Plusieurs autres éléments ont joué dans la déchristianisation progressive de population flamande. La politique d’abord. Longtemps ce fut le parti catholique et puis le parti chrétien-démocrate qui dominait le comportement électoral de la population d’obédience catholique. Il fut un temps où l’évêque Jozef De Smedt (1952-1984) déclarait que voter pour la Volksunie était un pêché capital. Aujourd’hui les évêques se gardent bien de faire des déclarations politiques claires. Ils se limitent à des sermons sur le racisme, la pauvreté, la solidarité avec les victimes politiques et économiques du Tiers Monde. La bataille publique est non plus menée par les princes de l’Église, mais par des théologiens, comme Rik Torfs, l’actuel recteur de l’université catholique de Louvain (KUL), ex-élu des plus prétentieux de la démocratie chrétienne, qui, du haut de sa chaire académique, déclare que la vraie moralité est portée par les vrais chrétiens. Remarquons que le parti chrétien-démocrate, qui porte aujourd’hui en Flandre le nom de CD&V, est un parti minoritaire. J’attends avec impatience les réactions de la mutualité chrétienne et des syndicats chrétiens aux cadeaux accordés au Capital par le gouvernement, dont la CD&V minoritaire fait parti.

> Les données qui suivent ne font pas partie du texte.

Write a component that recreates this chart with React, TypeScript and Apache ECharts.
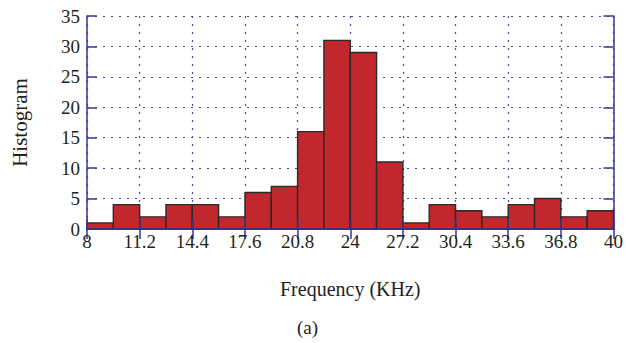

Un deuxième élément dans la déchristianisation est ce qu’on pourrait appeler la « religion à la carte ». Aujourd’hui beaucoup de gens se construisent une conception de la vie en puisant dans différentes traditions (un peu de bouddhisme, un peu de New Age, etc.), conception qu’ils considèrent comme conforme à leur personnalité.
Mais nous constatons également que l’arrivée d’une autre religion, l’islam, a provoqué un débat sur la place de la religion dans l’État, débat qui cache une réaction raciste ou stigmatisante sous la défense de traditions nationales, c’est-à-dire « chrétiennes ».